Friday, August 29, 2008

My not so famous writing career

And there they are. My five books published by Cerridwen Press. The first was A Very Difficult Man and the latest, Too Young To Die. I am pleased with my accomplishments but what to do for an encore?

I have two contemporary manuscripts tucked away. I could work on them.

I have written 41,000 words in a historical romance set in the Regency period and am not sure why, but I can't seem to get in the "zone" where words will fly from my brain to the page and I'll finish and start revisions. I love the story. I enjoy the characters. I have a great setting in the English countryside. I even know what's going to happen when the evil character in my story tries to do away with my heroine and make it look like an accident.

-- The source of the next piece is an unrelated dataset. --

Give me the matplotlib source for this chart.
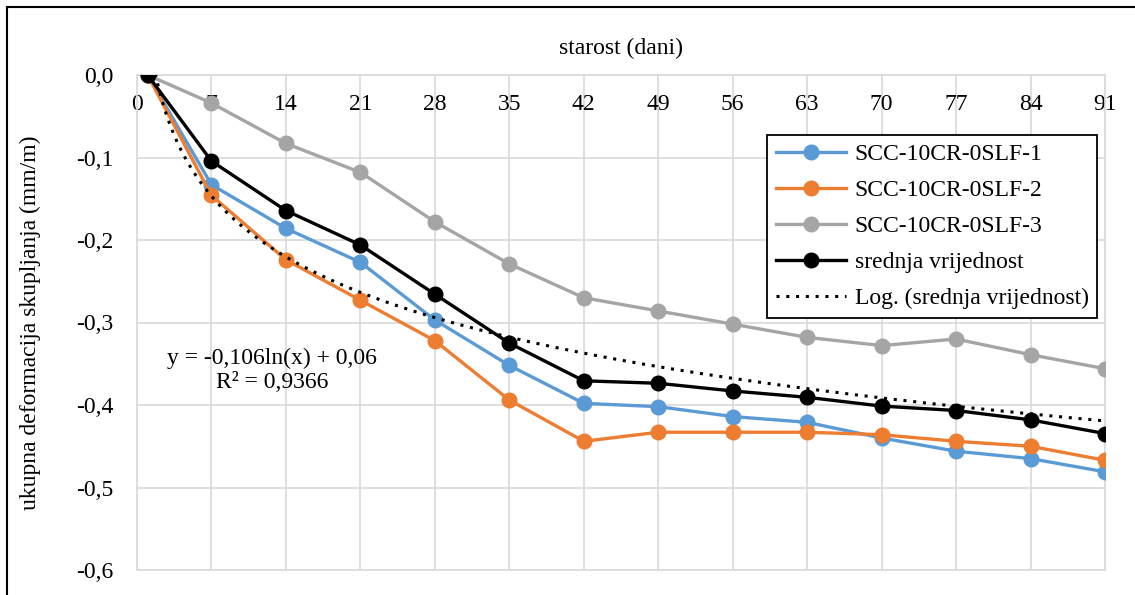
import numpy as np
import matplotlib
matplotlib.use('Agg')
import matplotlib.pyplot as plt
from matplotlib.patches import Rectangle
from matplotlib.ticker import FuncFormatter, MultipleLocator

plt.rcParams['font.family'] = ['Liberation Serif', 'DejaVu Serif']

# starost uzorka (dani)
days = [1, 7, 14, 21, 28, 35, 42, 49, 56, 63, 70, 77, 84, 91]

scc1 = [0.0, -0.133, -0.186, -0.227, -0.297, -0.352, -0.398, -0.402,
        -0.414, -0.421, -0.440, -0.456, -0.465, -0.481]
scc2 = [0.0, -0.146, -0.224, -0.273, -0.322, -0.394, -0.444, -0.433,
        -0.433, -0.433, -0.436, -0.444, -0.450, -0.467]
scc3 = [0.0, -0.034, -0.083, -0.118, -0.178, -0.229, -0.270, -0.286,
        -0.302, -0.318, -0.328, -0.320, -0.339, -0.356]

labels = ['SCC-10CR-0SLF-1', 'SCC-10CR-0SLF-2', 'SCC-10CR-0SLF-3']
colors = ['#5B9BD5', '#ED7D31', '#A5A5A5']

mean = np.mean([scc1, scc2, scc3], axis=0)

# logaritamski trend srednje vrijednosti
k, n = np.polyfit(np.log(days), mean, 1)
xt = np.linspace(days[0], days[-1], 400)
yt = k * np.log(xt) + n

fs = 17

fig = plt.figure(figsize=(11.35, 5.95), dpi=100)
ax = fig.add_axes([137 / 1135, 1 - 570 / 595, 968 / 1135, 495 / 595])

for vals, lab, c in zip([scc1, scc2, scc3], labels, colors):
    ax.plot(days, vals, color=c, lw=2.4, marker='o', ms=10.5, label=lab, zorder=3)
ax.plot(days, mean, color='black', lw=2.4, marker='o', ms=10.5,
        label='srednja vrijednost', zorder=4)
ax.plot(xt, yt, color='black', lw=2.2, ls=(0, (1, 2.2)),
        label='Log. (srednja vrijednost)', zorder=5)

ax.set_xlim(0, 91)
ax.set_ylim(-0.6, 0)
ax.xaxis.set_major_locator(MultipleLocator(7))
ax.yaxis.set_major_locator(MultipleLocator(0.1))
ax.yaxis.set_major_formatter(FuncFormatter(lambda v, p: f'{v:.1f}'.replace('.', ',')))
ax.grid(True, color='#D9D9D9', lw=1.2)
ax.set_axisbelow(True)
for s in ax.spines.values():
    s.set_color('#D9D9D9')
    s.set_linewidth(1.2)

ax.xaxis.set_label_position('top')
ax.tick_params(axis='x', top=True, bottom=False, labeltop=True, labelbottom=False,
               length=0, pad=-29, labelsize=fs)
ax.tick_params(axis='y', length=0, pad=17, labelsize=fs)
ax.set_xlabel('starost (dani)', fontsize=fs, labelpad=15)
ax.set_ylabel('ukupna deformacija skupljanja (mm/m)', fontsize=fs, labelpad=25)

ax.text(0.1395, 0.404, 'y = -0,106ln(x) + 0,06\nR² = 0,9366',
        transform=ax.transAxes, ha='center', va='center', fontsize=fs,
        linespacing=1.2)

leg = ax.legend(loc='upper right', bbox_to_anchor=(1097 / 1135, 1 - 135 / 595),
                bbox_transform=fig.transFigure, fontsize=fs, fancybox=False,
                edgecolor='black', framealpha=1, handlelength=3.0,
                handletextpad=0.35, borderpad=0.35, labelspacing=0.62,
                borderaxespad=0)
leg.get_frame().set_linewidth(1.3)

fig.patches.append(Rectangle((7 / 1135, -0.2), 1.2, 1.2 - 7 / 595,
                             transform=fig.transFigure, fill=False,
                             edgecolor='black', lw=1.5))

fig.savefig('out.png', dpi=100)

Words of wisdom from the Goddesses will inspire me. So what do you do if and when the words limp along?

If you want to see the cover of my non-fiction book, The House at Bridal Veil, you can view it on my web site. There's also a map showing exactly where the house in on the Columbia River, east of Portland, Oregon.



Anny Cook said...

Sit down and make a list of the things you love about writing. Or write a "short story" about your heroine. Do an interview with your villain. Work on something totally different. Read your favorite book. Call your best friend and chat. Bake a cake.

Truthfully, sometimes your brain just wants to work on something else. I clean house when I can't seem to write. I hate cleaning house. That's enough to get me back to my writing.

Mona Risk said...

Anita, which one is the book of your heart? Write another in the same setting, or give it a sequel, or write one in the same genre.

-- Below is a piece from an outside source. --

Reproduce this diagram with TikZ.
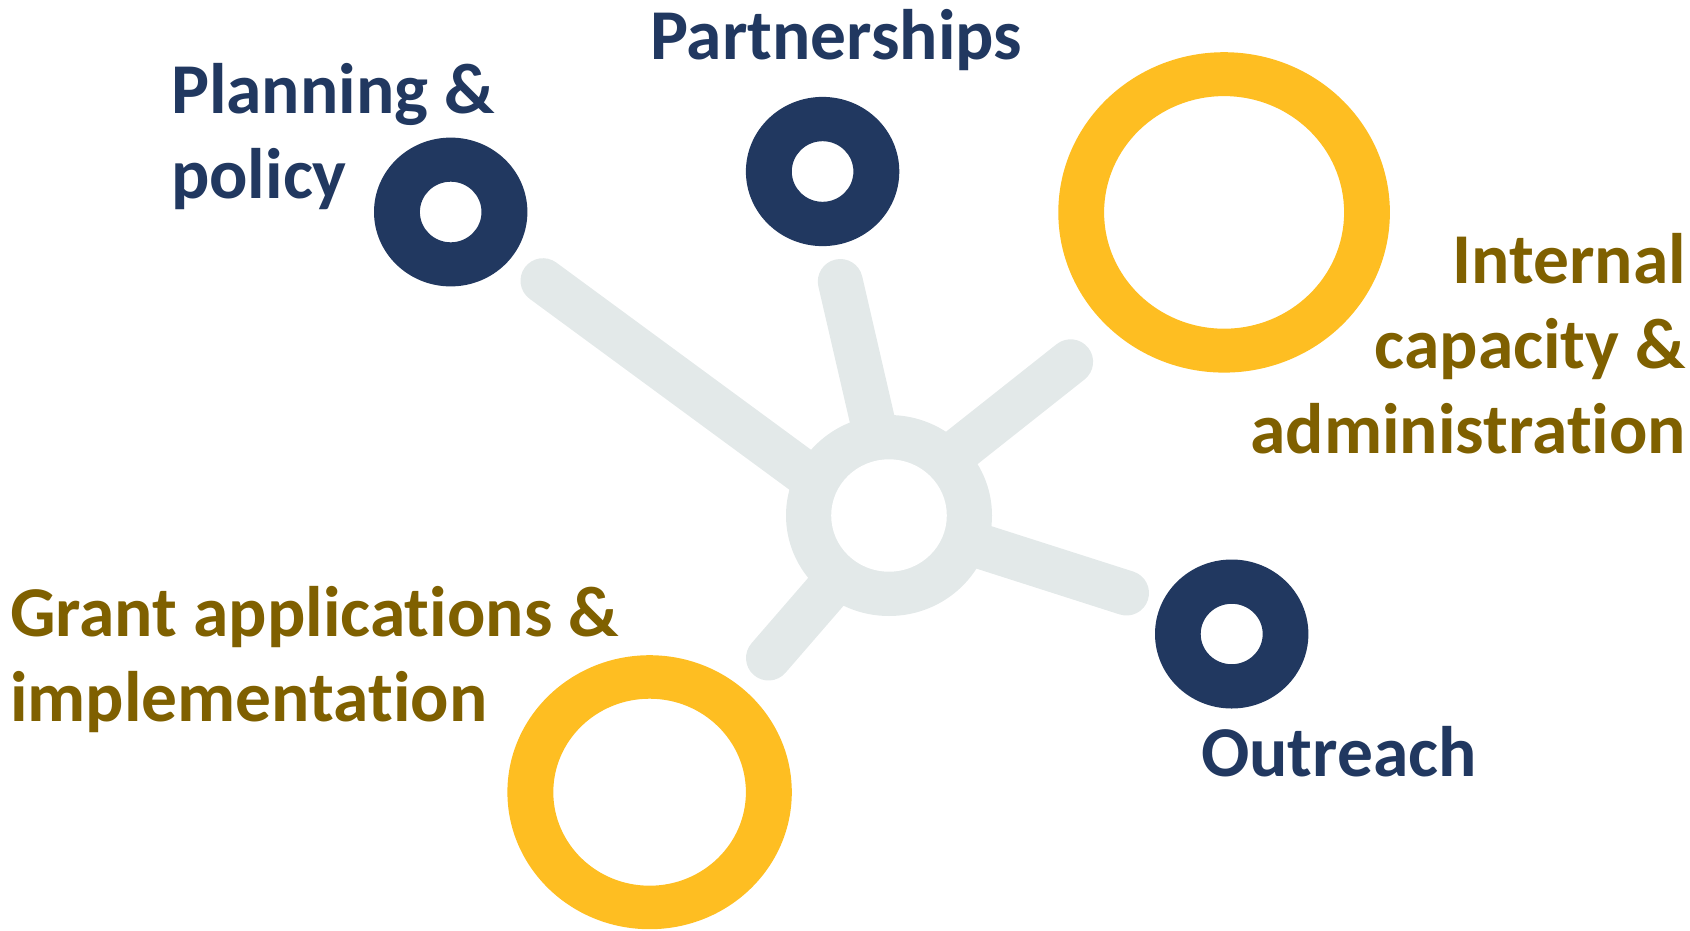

Take a break from writing, use it to take a workhop, or read the books you have been dying to read, brainstorm with friends, the ideas will come.

I have always written the first chapter of a book while on vacation. After my brain has rested, the ideas just flow.

Allow yourself to unwind and enjoy a break without guilt feeling, you will come energized and ready to tackle your next project.

Anita Birt said...

Thanks, Anny and Mona for your useful comments. Anny, I like your idea of writing a short story about my heroine. And Mona. I will rest my brain for a day or so. I'm making a blueberry dessert tonight. Does that count as a cake?

You are great friends. Love you.

Anonymous said...

Well, I've been dealing with this for a year. Between problems at home, my health and 'writer's block' I just couldn't finish anything.
Once I started a Quickie it just flew by and I was so grateful that the words were adding up without making me crazy. Hopefully, I'll be able to keep the momentum going and go back to finish up other WIP'S!
Just don't give up and use your friends as support! Other writers understand and that helps so much.
Taylor Tryst

Heather Hiestand said...

I feel your pain, Anita! For me, the words flow when I'm not overburdened. I have learned that I write best in the mornings and if I have to go straight to a day job, my output is going to dwindle. It wasn't until I had an opportunity to write in the a.m. that I realized this, years after I started pursuing publication. Maybe think about when and where you are most productive and try to do the writing then. It could help!

Anita Birt said...

Thanks for all the helpful comments. I work best after lunch when all my household chores are done. So many good suggestions have come from you all. I feel I can sit down and get to work on something. I have an idea for an article about writing a short family history by culling through my recipe books/folders/scraps of paper, etc.

Cindy Spencer Pape said...

Good luck with whichever you choose, Anita.